STATUS: The great thing about rainy days and Mondays is that you don’t mind working when that is the case!
What’s playing on the XM or iPod right now? TIME & TIDE by Basia
As you folks know, as an agent, I’ve pretty supportive of self-publishing. I’ve discussed JA Konrath and his efforts on my blog and provided links to his blog. I’ve taken on self-published authors–even way back in 2004 when it was not the “cool” thing to do. I’m not remotely threatened by the transformation that electronic books are creating in the publishing realm and the opportunities it creates for some debut authors who don’t go the traditional route.

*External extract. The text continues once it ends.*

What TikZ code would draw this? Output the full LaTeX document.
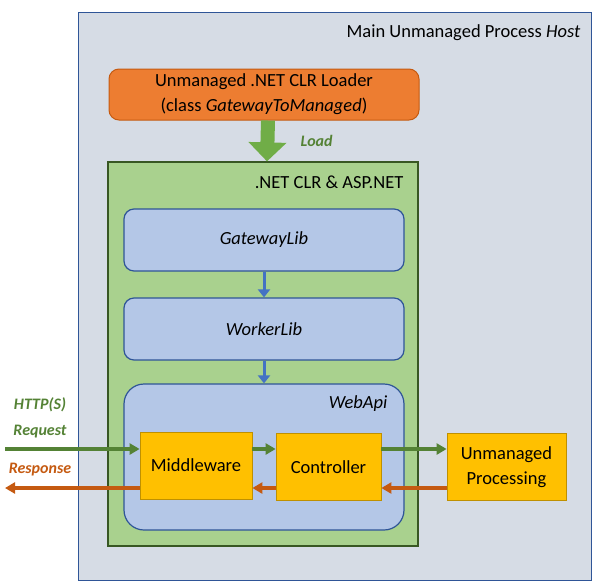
\documentclass[tikz,border=0pt]{standalone}
\usepackage{fontspec}
\setmainfont{Carlito}
\usepackage{xcolor}
\usepackage{tikz}
\usetikzlibrary{positioning,shapes,arrows.meta,calc}

\definecolor{hostfill}{HTML}{D6DCE5}
\definecolor{hostline}{HTML}{2F5597}
\definecolor{loaderfill}{HTML}{ED7D31}
\definecolor{loaderline}{HTML}{C55A11}
\definecolor{clrfill}{HTML}{A9D18E}
\definecolor{clrline}{HTML}{385723}
\definecolor{libfill}{HTML}{B4C7E7}
\definecolor{libline}{HTML}{2F5597}
\definecolor{procfill}{HTML}{FFC000}
\definecolor{procline}{HTML}{BF9000}
\definecolor{reqgreen}{HTML}{548235}
\definecolor{resorange}{HTML}{C55A11}
\definecolor{loadgreen}{HTML}{70AD47}
\definecolor{libblue}{HTML}{4472C4}

\tikzset{
    libbox/.style={draw=libline, line width=1.2pt, fill=libfill, rounded corners=10pt,
        minimum width=280pt, minimum height=62pt},
    procbox/.style={draw=procline, line width=0.8pt, fill=procfill, align=center,
        minimum height=67pt},
    boxtitle/.style={inner sep=0pt, anchor=east},
    sidelabel/.style={inner sep=0pt, font=\fontsize{16}{19}\selectfont\bfseries\itshape},
    reqarrow/.style={draw=reqgreen, line width=3.5pt, -{Triangle[length=10pt,width=11pt]}},
    resarrow/.style={draw=resorange, line width=3.5pt, -{Triangle[length=10pt,width=11pt]}},
    libarrow/.style={draw=libblue, line width=3pt, -{Triangle[length=8pt,width=12pt]}},
    loadarrow/.style={draw=loadgreen, line width=14pt, -{Triangle[length=19pt,width=37pt]}}
}

\begin{document}
\begin{tikzpicture}[x=1pt, y=-1pt, font=\fontsize{18.5}{25}\selectfont]
    \useasboundingbox (0,0) rectangle (598,587);

    % outer process
    \node[draw=hostline, line width=1pt, fill=hostfill, minimum width=513pt, minimum height=568pt]
        (host) at (334.5,296) {};
    \node[boxtitle] (hosttitle) at ([xshift=-11pt, yshift=-21pt]host.north east)
        {Main Unmanaged Process \textit{Host}};

    % loader
    \node[draw=loaderline, line width=1pt, fill=loaderfill, rounded corners=10pt, align=center,
        minimum width=310pt, minimum height=51pt] (loader) at (264,94.5)
        {Unmanaged .NET CLR Loader\\(class \textit{GatewayToManaged})};

    % managed runtime
    \node[draw=clrline, line width=1.2pt, fill=clrfill, minimum width=310pt, minimum height=384pt]
        (clr) at (263,354) {};
    \node[boxtitle] (clrtitle) at ([xshift=-15pt, yshift=-21pt]clr.north east) {.NET CLR \& ASP.NET};

    \node[libbox] (gateway) at (264,240) {\textit{GatewayLib}};
    \node[libbox] (worker) at (264,329) {\textit{WorkerLib}};
    \node[libbox, rounded corners=20pt, minimum height=146pt] (webapi) at (264,457) {};
    \node[boxtitle] (webapititle) at ([xshift=-17pt, yshift=-20pt]webapi.north east) {\textit{WebApi}};

    \node[procbox, minimum width=112pt] (mw) at (196,465.5) {Middleware};
    \node[procbox, minimum width=105pt] (ctl) at (328.5,467) {Controller};
    \node[procbox, minimum width=119pt] (unm) at (506.5,467) {Unmanaged\\Processing};

    % load
    \draw[loadarrow] ([xshift=4pt]loader.south) -- node[sidelabel, text=reqgreen, anchor=west, xshift=26pt]
        (loadlabel) {Load} ([xshift=4pt]clr.north);

    \draw[libarrow] (gateway) -- (worker);
    \draw[libarrow] (worker) -- (webapi);

    % request / response
    \coordinate (reqin) at (5,449);
    \coordinate (resout) at (5,488);
    \node[sidelabel, text=reqgreen] (httplabel) at (40,405) {HTTP(S)};
    \node[sidelabel, text=reqgreen] (reqlabel) at (40,432) {Request};
    \node[sidelabel, text=resorange] (reslabel) at (40,470) {Response};

    \draw[reqarrow] (reqin) -- (reqin -| mw.west);
    \draw[reqarrow] (mw.east |- reqin) -- (ctl.west |- reqin);
    \draw[reqarrow] (ctl.east |- reqin) -- (unm.west |- reqin);
    \draw[resarrow] (unm.west |- resout) -- (ctl.east |- resout);
    \draw[resarrow] (ctl.west |- resout) -- (mw.east |- resout);
    \draw[resarrow] (mw.west |- resout) -- (resout);
\end{tikzpicture}
\end{document}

In short, I’m fairly levelheaded and sanguine about this whole topic but I have noticed a rather worrisome trend as of late. There seems to be a rather skewed perspective that ANY author can make it rich, be successful, if they just eschew traditional publishing and forge ahead in the electronic world.
It’s as if these voices completely forget about the amount of marketing and promotion that successful self-publishing authors such as Konrath, Doctorow, McQuestion, and Hocking have done. It’s like they have the assumption that all these authors did was throw some manuscripts up on the web and the money just started rolling in. On top of that, there’s an attitude that these authors stuck it to the publishing man—a finger to the perceived “gatekeepers” of the industry.
And I just want to add one other thing. Regardless of whether an author self-publishes or pursues traditional publishing, some writers just win the publishing lottery and their books become major successes.
We honestly don’t know why that sometimes occurs; and even more telling, why it sometimes doesn’t occur—even for some really good books. It’s basically a mystery. (And of course I know every blog reader can point to one book they think is totally awful and was a big success. Truly a mystery!)
So yes, I totally believe that statistically, some authors will self-pub and become great successes with huge numbers. They have, in essence, been one of the lucky ones to win the publishing lottery.